Attuned to customers’ quest for ready to cook and for ready to eat meals, Dory said the deli will soon be offering many more grab-and-go meals and meal components.
“We’re putting in 12 feet of five-deck for those, more than triple what we have now.”
Sandwiches, too, will get their due. “We’ll create some big, unique sandwiches. I saw some displayed recently in a supermarket in Baltimore that caught my eye. We’ll do some like that but make them even better — like a sandwich you’d get at Carnegie Deli in New York. They won’t be cheap, maybe $10 or $12.” But Newport Avenue Market will be the only one in its area to have them. That’s the point.

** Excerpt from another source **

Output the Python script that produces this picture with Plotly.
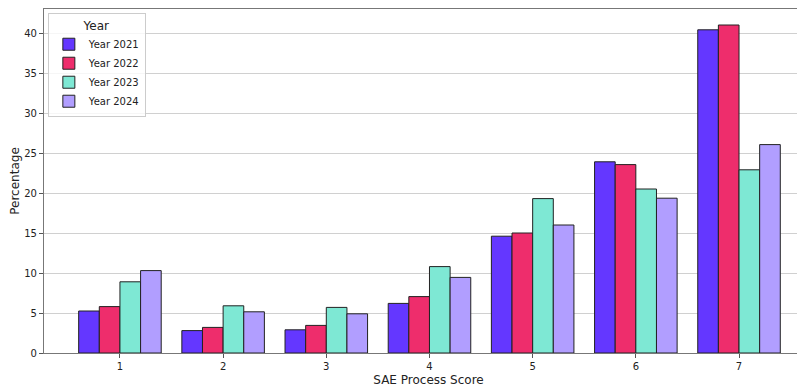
import plotly.graph_objects as go

categories = [1, 2, 3, 4, 5, 6, 7]
years = ["Year 2021", "Year 2022", "Year 2023", "Year 2024"]
values_2021 = [5.25, 2.8, 2.9, 6.2, 14.6, 23.9, 40.4]
values_2022 = [5.8, 3.2, 3.45, 7.05, 15.0, 23.55, 41.0]
values_2023 = [8.9, 5.9, 5.7, 10.8, 19.3, 20.5, 22.9]
values_2024 = [10.3, 5.15, 4.9, 9.45, 16.0, 19.35, 26.05]
colors = ["#6437ff", "#ee2d6c", "#7ee8d4", "#b19eff"]
y_ticks = [0, 5, 10, 15, 20, 25, 30, 35, 40]

series = [values_2021, values_2022, values_2023, values_2024]

fig = go.Figure()
for name, vals, col in zip(years, series, colors):
    fig.add_trace(go.Bar(
        x=categories, y=vals, name=name,
        marker=dict(color=col, line=dict(color="#222222", width=1)),
    ))

font = "DejaVu Sans, Arial, sans-serif"
fig.update_layout(
    width=805, height=387,
    margin=dict(l=36, r=0, t=1, b=42),
    paper_bgcolor="white", plot_bgcolor="white",
    barmode="group", bargap=0.2, bargroupgap=0,
    font=dict(family=font, size=10, color="#222222"),
    legend=dict(
        title=dict(text="Year", side="top center", font=dict(size=12)),
        x=0.005, y=0.988, xanchor="left", yanchor="top",
        bgcolor="rgba(255,255,255,0.8)", bordercolor="#cccccc", borderwidth=1,
        font=dict(size=10), itemwidth=30,
    ),
    xaxis=dict(
        range=[0.264, 7.717], tickmode="array", tickvals=categories,
        ticktext=[str(c) for c in categories],
        showgrid=False, showline=True, linecolor="#777777", linewidth=1.2, mirror=True,
        ticks="outside", ticklen=4, tickcolor="#555555",
        title=dict(text="SAE Process Score", font=dict(size=12), standoff=4),
    ),
    yaxis=dict(
        range=[0, 43], tickmode="array", tickvals=y_ticks,
        showgrid=True, gridcolor="#d0d0d0", gridwidth=1,
        showline=True, linecolor="#777777", linewidth=1.2, mirror=True,
        ticks="outside", ticklen=4, tickcolor="#555555", zeroline=False,
        title=dict(text="Percentage", font=dict(size=12), standoff=6),
    ),
)

fig.write_html("out.html")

The Source, an Oregon alternative newspaper, has voted Newport Avenue Market the best in central Oregon for 13 straight years.
Being the best or first or different has served Dory’s business well — even through the darkest days of the recession.
“We didn’t cut inventory and we didn’t cut staff. In fact, we added more and better products and tried to be the best even if we did get hit, “ Dory said. “We were dealing with unknowns but we figured we could personally live on less money.”
Now the sales picture is brighter.
“It took a long time but we’ve turned the corner. We got beat up in 2008 and 2009, but in 2011, we had the best fourth quarter in the company’s history. We were up 6.8% from the same period a year earlier [when sales had already started to rise], and then up again in the first quarter of this year — up 8.4% over our largest first quarter.”
And the future, Dory said, looks good for Newport Avenue Market.
Consumers like mom-and-pop markets and this literally is one.